Dateland: Oboe! I’m In Love
Yesterday I met a gang of harbor seals; an ancient, braless woman with very long pink eyelashes; and a professional oboist. I know what you’re thinking: “Oh, Jennifer, why do you have all the luck?”
Well, my friends, this is what happens when you spend two weeks in Provincetown, MA. Interesting things happen!
Let’s start with the seals. We were kayaking in the bay when suddenly several slick black heads popped out of the water around us. Pop! Pop! Pop! Soon, we were surrounded by seals who either wanted to make friends with us or attack us. Frankly, I was fine with either option. It was their neighborhood and we were the invaders.
“They look like street toughs!” my girlfriend said. “Let’s beat it.” (I’m not sure when my girlfriend started speaking like a minor character from West Side Story, but I suspect it was yet another magical effect from rubbing up against Provincetown.)
Of course, I’m not the type of person to let a challenge from a posse of marine mammals go unmet. So, I countered their adorable menace with my best weapon: my terrible singing voice. I began singing Cole Porter’s “Tale of the Oyster” thinking it would scare them away (the typical effect my voice has on other creatures), but instead they inched closer and bobbed rhythmically. They stayed with us all afternoon, serving as a pack of plump honor guard, occasionally barking in appreciation for my atonal vocal skills.
As if that wasn’t charming enough, as we headed from the harbor into town we spotted one of my favorite oddballs—the aforementioned old dame with hot pink eyelashes and a bosom that hangs down to her ankles. This sight isn’t as shocking as it would be in, say, Des Moines. Provincetown is an artist colony that’s packed with freaks. America’s very first freaks—the Pilgrims—landed here in 1620 before heading to Plymouth, and things haven’t changed much. It’s actually the straight, white tourists who are out of place here. They are bussed in for day trips and clutch each other in terror as they navigate Commercial Street, which is choked with drag queens, musicians, S & Mers, art goons, and the occasional monkey.
I’ve seen the old lady with the eyelashes on every visit for the past 24 years.

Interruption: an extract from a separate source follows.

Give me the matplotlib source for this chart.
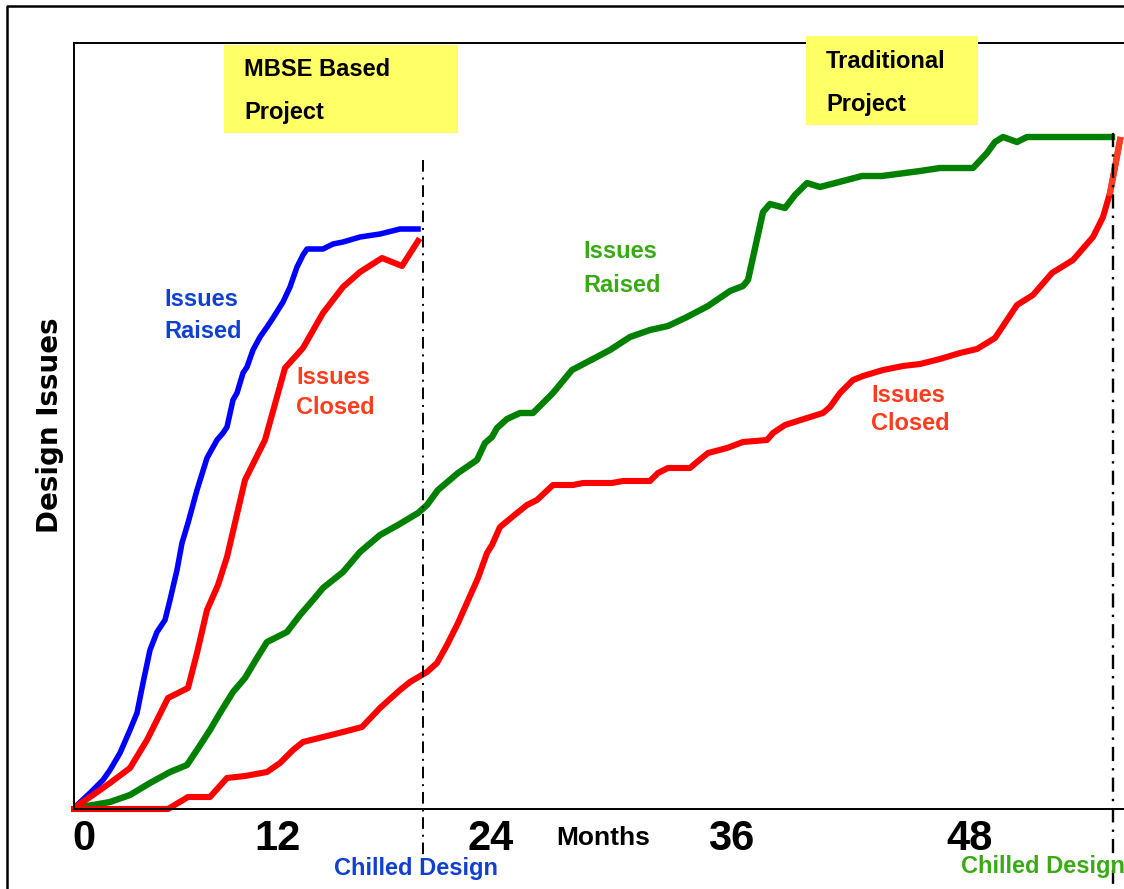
import matplotlib
matplotlib.use("Agg")
import matplotlib.pyplot as plt
from matplotlib.patches import Rectangle
from matplotlib.lines import Line2D

# ---- data (months, design issues in arbitrary units) ----
mbse_raised_x = [0, 0.8, 1.45, 1.8, 2.3, 2.8, 3.15, 3.45, 3.8, 4.15, 4.55, 4.8, 5.15, 5.4, 5.7,
                 6.15, 6.65, 7.15, 7.45, 7.65, 7.95, 8.15, 8.45, 8.65, 8.95, 9.3, 9.65, 9.95,
                 10.45, 10.8, 11.15, 11.45, 11.65, 12.45, 12.95, 13.45, 14.3, 15.3, 16.3, 17.2]
mbse_raised_y = [0.1, 1.6, 2.9, 3.9, 5.6, 7.9, 9.6, 12.6, 15.9, 17.7, 18.9, 20.9, 23.9, 26.6, 28.6,
                 31.9, 35.1, 36.9, 37.6, 38.2, 40.9, 41.6, 43.6, 44.2, 45.9, 47.2, 48.2, 49.1,
                 50.7, 52.2, 54.2, 55.4, 56.0, 56.0, 56.5, 56.7, 57.2, 57.5, 58.0, 58.0]

mbse_closed_x = [0, 0.95, 1.8, 2.8, 3.65, 4.7, 5.7, 6.15, 6.65, 7.2, 7.65, 8.55, 9.55, 10.55,
                 11.45, 12.45, 13.45, 14.3, 15.4, 16.4, 17.2]
mbse_closed_y = [0.1, 1.4, 2.6, 4.1, 6.9, 11.1, 12.1, 15.6, 19.9, 22.4, 25.2, 32.9, 36.9, 44.1,
                 46.1, 49.6, 52.2, 53.7, 55.1, 54.3, 56.8]

trad_raised_x = [0, 0.95, 1.8, 2.8, 3.8, 4.8, 5.65, 6.15, 6.8, 7.3, 7.95, 8.55, 9.15, 9.65, 10.15,
                 10.65, 11.3, 11.95, 12.45, 13.45, 14.3, 15.3, 16.2, 17.2, 17.65, 18.2, 19.2,
                 20.15, 20.55, 20.9, 21.15, 21.65, 22.3, 22.95, 23.95, 24.9, 25.95, 26.8, 27.8,
                 28.8, 29.7, 30.65, 31.7, 32.8, 33.45, 33.7, 34.45, 34.8, 35.55, 36.05, 36.65,
                 37.3, 38.45, 39.4, 40.4, 42.3, 43.3, 44.95, 45.65, 46.05, 46.45, 47.15, 47.65, 51.9]
trad_raised_y = [0.1, 0.4, 0.7, 1.4, 2.6, 3.7, 4.4, 5.9, 7.9, 9.6, 11.7, 13.1, 15.1, 16.7, 17.2,
                 17.7, 19.4, 20.9, 22.1, 23.7, 25.7, 27.4, 28.4, 29.6, 30.4, 31.9, 33.6,
                 34.9, 36.6, 37.2, 38.1, 39.0, 39.6, 39.6, 41.6, 43.9, 45.0, 45.9, 47.2,
                 47.9, 48.3, 49.2, 50.3, 51.8, 52.3, 52.9, 59.7, 60.5, 60.1, 61.4, 62.6,
                 62.2, 62.8, 63.3, 63.3, 63.8, 64.1, 64.1, 65.6, 66.7, 67.2, 66.7, 67.2, 67.2]

trad_closed_x = [0, 4.7, 5.7, 6.8, 7.65, 8.55, 9.65, 10.3, 10.95, 11.45, 12.45, 13.45, 14.4, 15.3,
                 16.3, 16.8, 17.65, 18.15, 18.65, 19.2, 20.2, 20.65, 20.9, 21.3, 22.15, 22.65,
                 23.15, 23.95, 24.95, 25.45, 26.9, 27.45, 28.8, 29.2, 29.7, 30.8, 31.15, 31.7,
                 32.65, 33.45, 34.65, 34.95, 35.55, 36.65, 37.45, 37.8, 38.3, 38.95, 39.45,
                 40.45, 41.45, 42.3, 43.3, 44.3, 45.15, 46.05, 47.15, 47.95, 48.9, 49.95,
                 50.95, 51.45, 51.8, 52.05, 52.3]
trad_closed_y = [0, 0, 1.2, 1.2, 3.1, 3.3, 3.7, 4.6, 5.9, 6.7, 7.2, 7.7, 8.2, 10.1,
                 11.9, 12.7, 13.7, 14.6, 16.4, 18.6, 23.1, 25.6, 26.4, 28.2, 29.6, 30.4,
                 30.9, 32.4, 32.4, 32.6, 32.6, 32.8, 32.8, 33.6, 34.1, 34.1, 34.7, 35.6,
                 36.1, 36.7, 36.9, 37.6, 38.4, 39.1, 39.6, 40.2, 41.6, 42.9, 43.3,
                 43.9, 44.3, 44.5, 45.0, 45.6, 46.0, 47.1, 50.4, 51.4, 53.6, 54.9,
                 57.2, 59.2, 61.6, 64.2, 66.9]

tick_pos = [0.5, 10.15, 20.85, 32.85, 44.8]
tick_labels = ["0", "12", "24", "36", "48"]
chilled_mbse = 17.45
chilled_trad = 51.95

W, H = 1124, 889
fig = plt.figure(figsize=(W / 100, H / 100), dpi=100)
ax = fig.add_axes([74 / W, 1 - 809 / H, 1 - 74 / W, (809 - 43) / H])
ax.set_xlim(0, 52.5)
ax.set_ylim(0, 76.6)

for s in ["left", "top", "bottom"]:
    ax.spines[s].set_linewidth(1.4)
ax.spines["right"].set_visible(False)
ax.set_yticks([])

ax.set_xticks(tick_pos)
ax.set_xticklabels(tick_labels, fontsize=30, fontweight="bold", family="Liberation Sans")
ax.tick_params(axis="x", length=0, pad=7)

ax.plot(mbse_raised_x, mbse_raised_y, color="#0000ff", lw=4.0, solid_joinstyle="round")
ax.plot(trad_raised_x, trad_raised_y, color="#008000", lw=4.6, solid_joinstyle="round")
ax.plot(mbse_closed_x, mbse_closed_y, color="#ff0000", lw=4.4, solid_joinstyle="round")
ax.plot(trad_closed_x, trad_closed_y, color="#ff0000", lw=4.4, solid_joinstyle="round",
        clip_on=False)
ax.plot(trad_closed_x[-3:], trad_closed_y[-3:], color="#ff3d1f", lw=4.4, clip_on=False)

dash = (0, (6, 3, 1, 3))
ax.plot([chilled_mbse, chilled_mbse], [64.9, -4.7], color="black", lw=1.4,
        linestyle=dash, clip_on=False)
ax.plot([chilled_trad, chilled_trad], [67.6, -8.0], color="black", lw=1.7,
        linestyle=dash, clip_on=False)

# yellow boxes
box_col = "#ffff66"
ax.add_patch(Rectangle((7.5, 67.6), 11.7, 8.8, facecolor=box_col, edgecolor="none",
                       zorder=3, clip_on=False))
ax.add_patch(Rectangle((36.6, 68.4), 8.6, 8.9, facecolor=box_col, edgecolor="none",
                       zorder=3, clip_on=False))

lab = dict(fontsize=17, fontweight="bold", family="Liberation Sans", va="center",
           ha="left", zorder=4, clip_on=False)
ax.text(8.5, 73.9, "MBSE Based", color="black", **lab)
ax.text(8.5, 69.6, "Project", color="black", **lab)
ax.text(37.6, 74.7, "Traditional", color="black", **lab)
ax.text(37.6, 70.4, "Project", color="black", **lab)

blue_t = "#1040d0"
red_t = "#ff3c1e"
green_t = "#3aaa14"
ax.text(4.5, 51.0, "Issues", color=blue_t, **lab)
ax.text(4.5, 47.8, "Raised", color=blue_t, **lab)
ax.text(11.1, 43.2, "Issues", color=red_t, **lab)
ax.text(11.1, 40.1, "Closed", color=red_t, **lab)
ax.text(25.45, 55.7, "Issues", color=green_t, **lab)
ax.text(25.45, 52.4, "Raised", color=green_t, **lab)
ax.text(39.85, 41.3, "Issues", color=red_t, **lab)
ax.text(39.85, 38.5, "Closed", color=red_t, **lab)

ax.text(17.1, -6.0, "Chilled Design", color=blue_t,
        **{**lab, "ha": "center"})
ax.text(44.35, -5.8, "Chilled Design", color=green_t, **lab)

ax.text(26.45, -2.9, "Months", fontsize=19, fontweight="bold", family="Liberation Sans",
        ha="center", va="center", clip_on=False)

fig.text(50 / W, 1 - 425 / H, "Design Issues", rotation=90, fontsize=20,
         fontweight="bold", family="DejaVu Sans", ha="center", va="center")

# outer frame
fig.add_artist(Line2D([7 / W, 7 / W, 1.0], [0.0, 1 - 6 / H, 1 - 6 / H],
                      color="black", lw=1.8, transform=fig.transFigure))

fig.savefig("out.png", dpi=100)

She serves as a harbinger for a charmed vacation. As soon as I spy her scurrying across my path, I know something wonderful is about to happen. She’s never spoken a word to me, yet always manages to conjure up enchantment for me on each trip.
And this year was no exception! Shortly after she materialized, I met the professional oboist. As regular readers of this column (are there any?) know, it’s been my dream since childhood to meet an oboist. I don’t know why. I don’t even know what an oboe is. I think it’s like a flute but longer.
Anyway, my girlfriend and I were sitting at a waterfront bar and an oboist walked in with a trumpet player. And, no, this isn’t the start of a bad joke. This is real life in P-Town! These guys sat next to us, and after a few moments of pleasant small talk, one of them mentioned he plays the oboe in the New York Philharmonic. He said this so casually, as if he didn’t realize that this was the most momentous moment of my life! I immediately began hyperventilating with delight.
“Is she OK?” the boys asked with deep concern.
“She’s fine,” said my girlfriend as she held a cool compress to my head.
If I was able to speak at that moment, I would have said: “I’m better than fine. I’m in Provincetown!”